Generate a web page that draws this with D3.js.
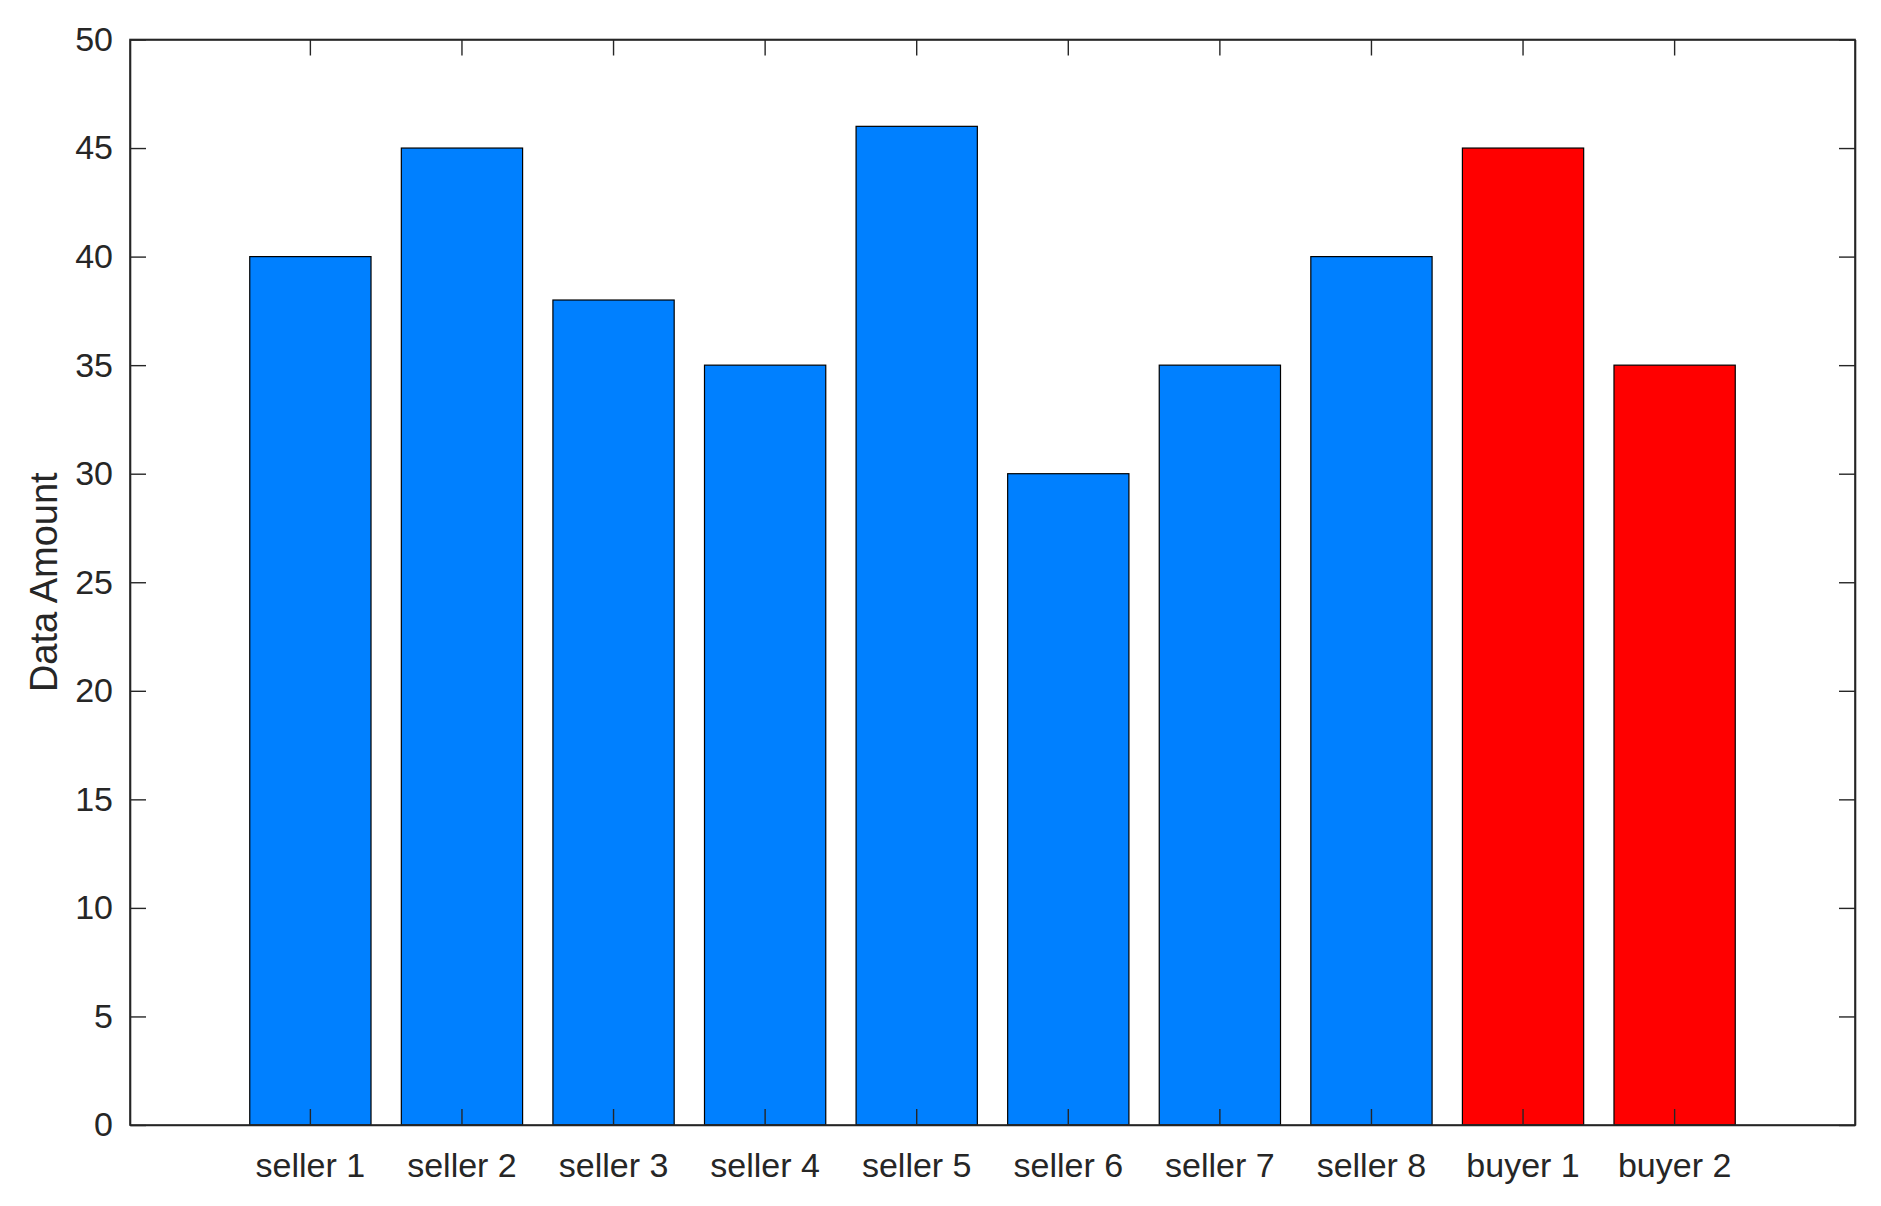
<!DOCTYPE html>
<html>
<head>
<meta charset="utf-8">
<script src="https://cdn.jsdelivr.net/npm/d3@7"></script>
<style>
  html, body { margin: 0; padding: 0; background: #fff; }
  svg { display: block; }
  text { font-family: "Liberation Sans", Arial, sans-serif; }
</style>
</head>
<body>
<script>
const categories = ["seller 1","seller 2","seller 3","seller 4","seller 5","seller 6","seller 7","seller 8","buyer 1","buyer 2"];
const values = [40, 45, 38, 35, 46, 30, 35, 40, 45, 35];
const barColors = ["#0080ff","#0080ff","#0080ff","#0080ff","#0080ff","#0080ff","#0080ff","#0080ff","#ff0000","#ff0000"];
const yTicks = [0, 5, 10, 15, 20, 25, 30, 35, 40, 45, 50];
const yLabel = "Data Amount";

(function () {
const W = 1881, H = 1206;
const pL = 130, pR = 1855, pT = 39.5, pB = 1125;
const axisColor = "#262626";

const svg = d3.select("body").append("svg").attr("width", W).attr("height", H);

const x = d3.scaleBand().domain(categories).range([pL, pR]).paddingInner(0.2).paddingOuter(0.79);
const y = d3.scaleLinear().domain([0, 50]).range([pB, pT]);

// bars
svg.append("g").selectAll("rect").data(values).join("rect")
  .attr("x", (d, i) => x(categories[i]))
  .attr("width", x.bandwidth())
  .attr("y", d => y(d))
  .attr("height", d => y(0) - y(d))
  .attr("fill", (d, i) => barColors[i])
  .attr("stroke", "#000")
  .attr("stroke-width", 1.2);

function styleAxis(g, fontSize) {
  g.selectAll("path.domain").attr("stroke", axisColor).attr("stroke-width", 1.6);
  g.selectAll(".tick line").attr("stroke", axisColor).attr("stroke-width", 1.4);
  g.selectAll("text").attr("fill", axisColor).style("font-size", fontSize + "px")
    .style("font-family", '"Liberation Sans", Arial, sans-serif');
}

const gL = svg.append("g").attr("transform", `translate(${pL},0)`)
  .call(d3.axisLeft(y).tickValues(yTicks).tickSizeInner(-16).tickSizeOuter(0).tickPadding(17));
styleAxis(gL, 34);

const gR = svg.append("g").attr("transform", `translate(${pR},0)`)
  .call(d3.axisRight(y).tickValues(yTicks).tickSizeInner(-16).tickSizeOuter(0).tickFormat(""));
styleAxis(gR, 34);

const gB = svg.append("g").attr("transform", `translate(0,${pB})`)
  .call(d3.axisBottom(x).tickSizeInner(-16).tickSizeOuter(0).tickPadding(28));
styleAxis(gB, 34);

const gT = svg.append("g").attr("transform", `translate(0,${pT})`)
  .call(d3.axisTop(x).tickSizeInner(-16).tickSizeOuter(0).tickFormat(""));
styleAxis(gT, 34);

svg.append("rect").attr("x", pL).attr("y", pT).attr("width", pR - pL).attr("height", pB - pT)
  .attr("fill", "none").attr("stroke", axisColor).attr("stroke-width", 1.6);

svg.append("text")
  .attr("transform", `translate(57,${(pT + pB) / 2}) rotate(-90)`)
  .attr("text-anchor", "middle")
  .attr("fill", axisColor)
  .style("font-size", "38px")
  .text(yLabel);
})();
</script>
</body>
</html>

········

◆ **Given task**:
Write out each line again precisely as it appears, skipping every picture.

◆ **Exercise response**:
Generate a web page that draws this with D3.js.
<!DOCTYPE html>
<html>
<head>
<meta charset="utf-8">
<script src="https://cdn.jsdelivr.net/npm/d3@7"></script>
<style>
  html, body { margin: 0; padding: 0; background: #fff; }
  svg { display: block; }
  text { font-family: "Liberation Sans", Arial, sans-serif; }
</style>
</head>
<body>
<script>
const categories = ["seller 1","seller 2","seller 3","seller 4","seller 5","seller 6","seller 7","seller 8","buyer 1","buyer 2"];
const values = [40, 45, 38, 35, 46, 30, 35, 40, 45, 35];
const barColors = ["#0080ff","#0080ff","#0080ff","#0080ff","#0080ff","#0080ff","#0080ff","#0080ff","#ff0000","#ff0000"];
const yTicks = [0, 5, 10, 15, 20, 25, 30, 35, 40, 45, 50];
const yLabel = "Data Amount";

(function () {
const W = 1881, H = 1206;
const pL = 130, pR = 1855, pT = 39.5, pB = 1125;
const axisColor = "#262626";

const svg = d3.select("body").append("svg").attr("width", W).attr("height", H);

const x = d3.scaleBand().domain(categories).range([pL, pR]).paddingInner(0.2).paddingOuter(0.79);
const y = d3.scaleLinear().domain([0, 50]).range([pB, pT]);

// bars
svg.append("g").selectAll("rect").data(values).join("rect")
  .attr("x", (d, i) => x(categories[i]))
  .attr("width", x.bandwidth())
  .attr("y", d => y(d))
  .attr("height", d => y(0) - y(d))
  .attr("fill", (d, i) => barColors[i])
  .attr("stroke", "#000")
  .attr("stroke-width", 1.2);

function styleAxis(g, fontSize) {
  g.selectAll("path.domain").attr("stroke", axisColor).attr("stroke-width", 1.6);
  g.selectAll(".tick line").attr("stroke", axisColor).attr("stroke-width", 1.4);
  g.selectAll("text").attr("fill", axisColor).style("font-size", fontSize + "px")
    .style("font-family", '"Liberation Sans", Arial, sans-serif');
}

const gL = svg.append("g").attr("transform", `translate(${pL},0)`)
  .call(d3.axisLeft(y).tickValues(yTicks).tickSizeInner(-16).tickSizeOuter(0).tickPadding(17));
styleAxis(gL, 34);

const gR = svg.append("g").attr("transform", `translate(${pR},0)`)
  .call(d3.axisRight(y).tickValues(yTicks).tickSizeInner(-16).tickSizeOuter(0).tickFormat(""));
styleAxis(gR, 34);

const gB = svg.append("g").attr("transform", `translate(0,${pB})`)
  .call(d3.axisBottom(x).tickSizeInner(-16).tickSizeOuter(0).tickPadding(28));
styleAxis(gB, 34);

const gT = svg.append("g").attr("transform", `translate(0,${pT})`)
  .call(d3.axisTop(x).tickSizeInner(-16).tickSizeOuter(0).tickFormat(""));
styleAxis(gT, 34);

svg.append("rect").attr("x", pL).attr("y", pT).attr("width", pR - pL).attr("height", pB - pT)
  .attr("fill", "none").attr("stroke", axisColor).attr("stroke-width", 1.6);

svg.append("text")
  .attr("transform", `translate(57,${(pT + pB) / 2}) rotate(-90)`)
  .attr("text-anchor", "middle")
  .attr("fill", axisColor)
  .style("font-size", "38px")
  .text(yLabel);
})();
</script>
</body>
</html>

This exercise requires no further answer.